KO: That’s a great origin story!
JS: Yes! That is the origin story of tidytext! We started working on it at unconf in 2016 and by the time we left unconf, we had the main function, sentiment lexicons, and it was passing on Travis. It was on CRAN maybe 3 months later. The book was published maybe a year after that.
KO: Yeah, I remember I was at the NYR conference when I met you for the first time and Dave was going off into another room to finish edits for a deadline. Jared [Lander] was making fun of him for doing 17 things at once. Do you want to talk at all about the process of writing a book for O’Reilly and how that got done?
JS: That was amazing. It’s the largest single body of work I’ve done since my PhD dissertation. It was really rewarding, and great to work with a generous and knowledgeable partner like Dave. It was exciting to see this project get out into the world. I love physics and astronomy, but I think if I were 15 years younger than I am, I would be doing something like computational linguistics. It was not a very active area of research when I was deciding what to major in. I really do love the intersection of language and math, and how to model those things.
I describe the process of how the book came to be as an organic growing. I was actively blogging about how to use the new package we’d made. Both Dave and I place a really high value on excellent documentation. For us, that looks like multiple vignettes, so we started adding more vignettes to tidytext. Then we were blogging, and we got to the point where we were generating quite a bit of focused material. The timing was great because bookdown was just starting to get out into the community. We thought, this would not be that hard; let’s set up a bookdown project.
The plan was to make half the book about concepts and functions, how to implement text mining using these tidy principles, and half to be case studies, end-to-end demonstrations of how you can apply those principles. So we made the plan and divided up the work by alternating primary author for each of the chapters. It started with disparate material and organically grew into a book.
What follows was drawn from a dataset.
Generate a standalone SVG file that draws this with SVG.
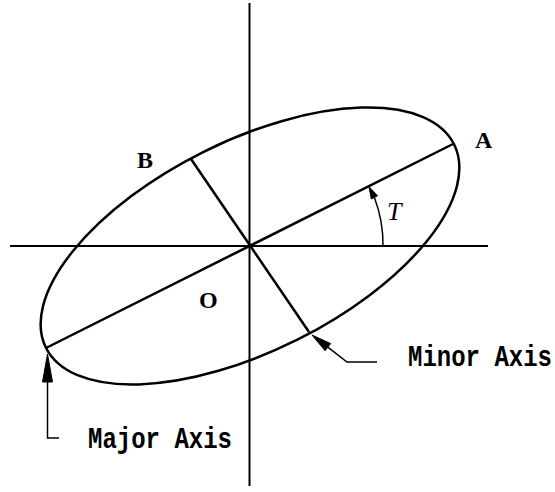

KO: I’ve never found a person who I could write effectively with. Being able to connect on that level, to ultimately create something that comes together without sounding very disjointed, is incredibly impressive.
JS: We have really similar perspectives and voice on a lot of things. We have a deep disagreement when it comes to the number of spaces a tab should have. One of us thinks that there should be four spaces in a tab, and one of us is wrong.
KO: Now that you’ve been in industry for a while, do you miss academia? Do you miss teaching?
JS: I feel like I still get opportunities to do the things I liked about teaching. I enjoy speaking at conferences. Internally at Stack Overflow, on every other Friday afternoon we have an internal R session for software developers who are interested in developing data skills. We hang out for an hour or an hour and half. These are very skilled people so I don’t want to sound like - and then I teach them things! It’s more like we go through a tutorial, we practice using real Stack Overflow data to ask a real question we don’t know the answer to, and then I demonstrate how to use R. So that’s another way I get to exercise those academic skills a little bit.
I absolutely went through a grieving period when I left academia. Even in the midst of that, I was sure it was right for me to leave. I was mourning, but I was confident in my decision to leave. If I ever miss something about academia, I will always stop and remember, I am missing the idea of what I wish academia was. I’m not missing the way it actually was to be in academia.
KO: I can relate to that 100%. Thank you for sharing all this Julia, I really enjoyed chatting with you.
This interview occurred at the 2018 RStudio Conference. Special thanks to Julia Silge for participating in the project!